What needs to be done
Give the number of lines containing the word "code", and nothing else.
** begin **
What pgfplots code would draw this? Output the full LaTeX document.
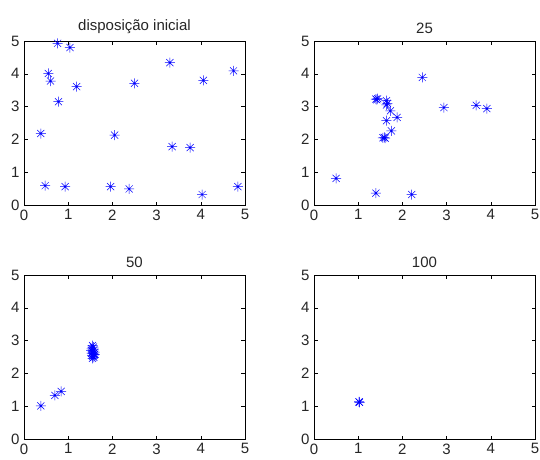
\documentclass[border=0pt]{standalone}
\usepackage{pgfplots}
\pgfplotsset{compat=1.18}
\usepackage{fontspec}
\setmainfont{Liberation Sans}
\pgfdeclareplotmark{mstar}{%
  \pgfpathmoveto{\pgfqpoint{-\pgfplotmarksize}{0pt}}\pgfpathlineto{\pgfqpoint{\pgfplotmarksize}{0pt}}%
  \pgfpathmoveto{\pgfqpoint{0pt}{-\pgfplotmarksize}}\pgfpathlineto{\pgfqpoint{0pt}{\pgfplotmarksize}}%
  \pgfpathmoveto{\pgfqpoint{-.70710678\pgfplotmarksize}{-.70710678\pgfplotmarksize}}\pgfpathlineto{\pgfqpoint{.70710678\pgfplotmarksize}{.70710678\pgfplotmarksize}}%
  \pgfpathmoveto{\pgfqpoint{-.70710678\pgfplotmarksize}{.70710678\pgfplotmarksize}}\pgfpathlineto{\pgfqpoint{.70710678\pgfplotmarksize}{-.70710678\pgfplotmarksize}}%
  \pgfusepathqstroke}
\pgfplotsset{
  mstyle/.style={
    scale only axis, width=221pt, height=164pt, anchor=south west,
    xmin=0, xmax=5, ymin=0, ymax=5,
    xtick={0,1,2,3,4,5}, ytick={0,1,2,3,4,5},
    tick align=inside, tick pos=both, major tick length=3.5pt,
    axis line style={line width=0.6pt, black},
    every tick/.style={black, line width=0.5pt},
    tick label style={font=\fontsize{15}{17}\selectfont, text=black!85},
    /pgf/number format/assume math mode=true,
    xticklabel style={yshift=-1pt},
    yticklabel style={xshift=-1pt},
    title style={font=\fontsize{15}{17}\selectfont, yshift=-2pt, text=black!85},
  },
  pts/.style={only marks, mark=mstar, mark size=5pt, blue, mark options={line width=0.5pt}},
}
\begin{document}
\begin{tikzpicture}
\useasboundingbox (0pt,0pt) rectangle (540pt,459pt);
\begin{axis}[mstyle, at={(24pt,254pt)}, title={disposição inicial}]
\addplot[pts] coordinates {
(0.76,4.93) (1.04,4.80) (0.55,4.01) (0.60,3.78) (1.19,3.61) (0.78,3.15)
(0.38,2.18) (0.48,0.59) (0.93,0.56) (1.96,0.56) (2.38,0.49) (2.05,2.13)
(2.50,3.71) (3.30,4.34) (3.35,1.78) (3.76,1.75) (4.06,3.80) (4.03,0.32)
(4.74,4.09) (4.84,0.56)
};
\end{axis}
\begin{axis}[mstyle, at={(314pt,254pt)}, title={25}]
\addplot[pts] coordinates {
(0.50,0.81) (1.40,0.36) (2.21,0.32) (1.40,3.23) (1.44,3.24) (1.64,3.18)
(1.64,3.05) (1.73,2.87) (1.88,2.67) (1.64,2.57) (1.75,2.26) (1.59,2.06)
(1.56,2.05) (1.61,2.04) (2.45,3.89) (2.94,2.97) (3.67,3.04) (3.91,2.94)
(1.42,3.21) (1.66,3.10)
};
\end{axis}
\begin{axis}[mstyle, at={(24pt,20pt)}, title={50}]
\addplot[pts] coordinates {
(0.38,1.01) (0.70,1.33) (0.84,1.45)
(1.55,2.85) (1.57,2.80) (1.53,2.75) (1.58,2.72) (1.55,2.68) (1.60,2.65)
(1.53,2.62) (1.57,2.60) (1.59,2.57) (1.54,2.55) (1.56,2.52) (1.58,2.49)
(1.55,2.46) (1.60,2.58) (1.52,2.70)
};
\end{axis}
\begin{axis}[mstyle, at={(314pt,20pt)}, title={100}]
\addplot[pts] coordinates {
(1.02,1.13) (1.02,1.13) (1.03,1.12)
};
\end{axis}
\end{tikzpicture}
\end{document}
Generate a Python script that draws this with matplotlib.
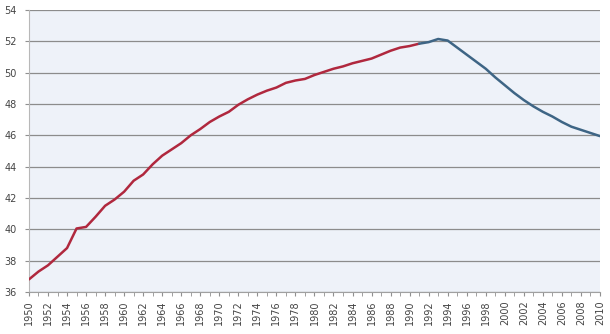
import numpy as np
import matplotlib
matplotlib.use("Agg")
import matplotlib.pyplot as plt

# yearly values, two segments meeting at 1991
years_a = list(range(1950, 1992))
vals_a = [36.8, 37.3, 37.7, 38.25, 38.8, 40.05, 40.15, 40.8, 41.5, 41.9,
          42.4, 43.1, 43.5, 44.15, 44.7, 45.1, 45.5, 46.0, 46.4, 46.85,
          47.2, 47.5, 47.95, 48.3, 48.6, 48.85, 49.05, 49.35, 49.5, 49.6,
          49.85, 50.05, 50.25, 50.4, 50.6, 50.75, 50.9, 51.15, 51.4, 51.6,
          51.7, 51.85]
years_b = list(range(1991, 2011))
vals_b = [51.85, 51.95, 52.15, 52.05, 51.6, 51.15, 50.7, 50.25, 49.7, 49.2,
          48.7, 48.25, 47.85, 47.5, 47.2, 46.85, 46.55, 46.35, 46.15, 45.95]

yticks = list(range(36, 55, 2))
xlabels = list(range(1950, 2011, 2))

fig = plt.figure(figsize=(6.1, 3.34), dpi=100)
ax = fig.add_axes([0.0475, 0.126, 0.936, 0.844])
ax.set_facecolor("#eef2f9")

ax.plot(years_a, vals_a, color="#b0283e", linewidth=1.8, solid_capstyle="round", zorder=3)
ax.plot(years_b, vals_b, color="#3e6585", linewidth=1.8, solid_capstyle="round", zorder=3)

ax.set_xlim(1950, 2010)
ax.set_ylim(36, 54)
ax.set_yticks(yticks)
ax.set_xticks(xlabels)
ax.set_xticklabels([str(y) for y in xlabels], rotation=90)
ax.set_xticks(range(1950, 2011), minor=True)

ax.grid(axis="y", color="#8c8c8c", linewidth=0.9)
ax.set_axisbelow(True)

for side in ("top", "right"):
    ax.spines[side].set_visible(False)
ax.spines["left"].set_color("#b8b8b8")
ax.spines["bottom"].set_color("#a0a0a0")

ax.tick_params(axis="x", which="both", direction="out", length=3, color="#909090",
               labelsize=7, labelcolor="#444444", pad=3)
ax.tick_params(axis="y", direction="out", length=3, color="#909090",
               labelsize=7, labelcolor="#444444", pad=6)

fig.savefig("out.png", dpi=100)
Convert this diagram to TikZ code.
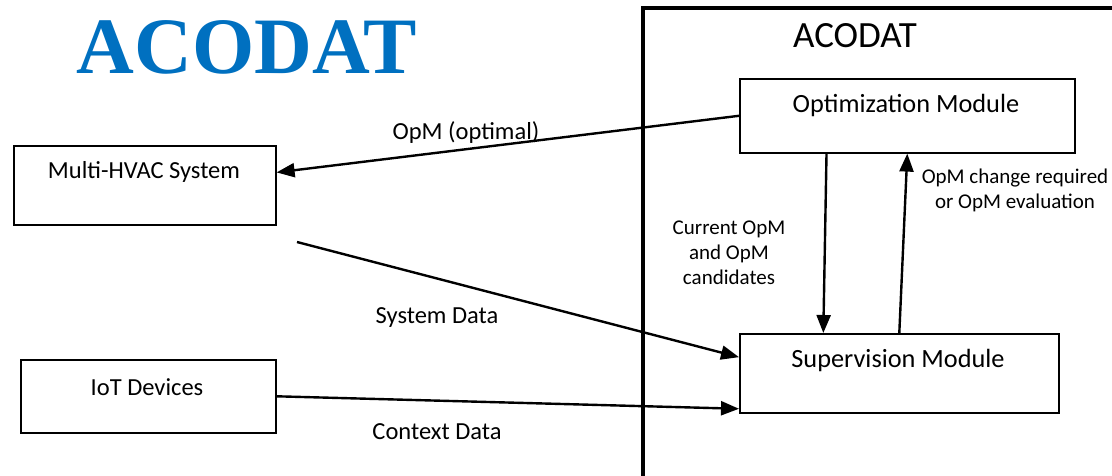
\documentclass[tikz,border=0pt]{standalone}
\usepackage{fontspec}
\setmainfont{Carlito}
\newfontfamily\titlefont{Liberation Serif}
\usetikzlibrary{arrows.meta,calc}
\definecolor{titleblue}{RGB}{0,112,192}
\begin{document}
\begin{tikzpicture}[x=1pt,y=-1pt,
  box/.style={draw,line width=1.6pt,inner sep=0pt,anchor=north west},
  lbl/.style={font=\fontsize{24.5}{28}\selectfont,inner sep=0pt},
  small/.style={font=\fontsize{21}{25}\selectfont,inner sep=0pt,align=center},
  conn/.style={line width=2.4pt,-{Triangle[length=18pt,width=14pt]}},
]
\useasboundingbox (0,0) rectangle (1112,476);
\clip (0,0) rectangle (1112,476);
% title
\node[inner sep=0pt,text=titleblue,font=\titlefont\bfseries\fontsize{80}{82}\selectfont] (title) at (247,47) {ACODAT};
% frame
\coordinate (fb) at (643,490);
\coordinate (ft) at (643,8);
\coordinate (fr) at (1130,8);
\draw[line width=4.5pt] (fb) -- (ft) -- (fr);
\node[inner sep=0pt,font=\fontsize{37}{40}\selectfont] (acodat) at (855,36) {ACODAT};
% boxes
\node[box,minimum width=335pt,minimum height=74pt] (opt) at (739,78) {};
\node[lbl,font=\fontsize{26.3}{28}\selectfont] (optt) at (906,105) {Optimization Module};
\node[box,minimum width=319pt,minimum height=79pt] (sup) at (739,333) {};
\node[lbl,font=\fontsize{26.3}{28}\selectfont] (supt) at (898,360) {Supervision Module};
\node[box,minimum width=262pt,minimum height=79pt] (hvac) at (13,145) {};
\node[lbl] (hvact) at (144,172) {Multi-HVAC System};
\node[box,minimum width=255pt,minimum height=73pt] (iot) at (20,359) {};
\node[lbl] (iott) at (147,387) {IoT Devices};
% connectors
\draw[conn] (opt.west) -- ($(hvac.north east)!0.34!(hvac.south east)$);
\coordinate (sysstart) at (297,242);
\draw[conn] (sysstart) -- ($(sup.north west)!0.30!(sup.south west)$);
\draw[conn] (iot.east) -- ($(sup.north west)!0.94!(sup.south west)$);
\draw[conn] ($(opt.south west)!0.26!(opt.south east)$) -- ($(sup.north west)!0.263!(sup.north east)$);
\draw[conn] (sup.north) -- (opt.south);
% labels
\node[lbl] (l1) at (466,133) {OpM (optimal)};
\node[lbl] (l2) at (437,318) {System Data};
\node[lbl] (l3) at (437,432) {Context Data};
\node[small] (l4) at (729,253) {Current OpM\\and OpM\\candidates};
\node[small] (l5) at (1015,190) {OpM change required\\or OpM evaluation};
\end{tikzpicture}
\end{document}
** end **
Task solution
2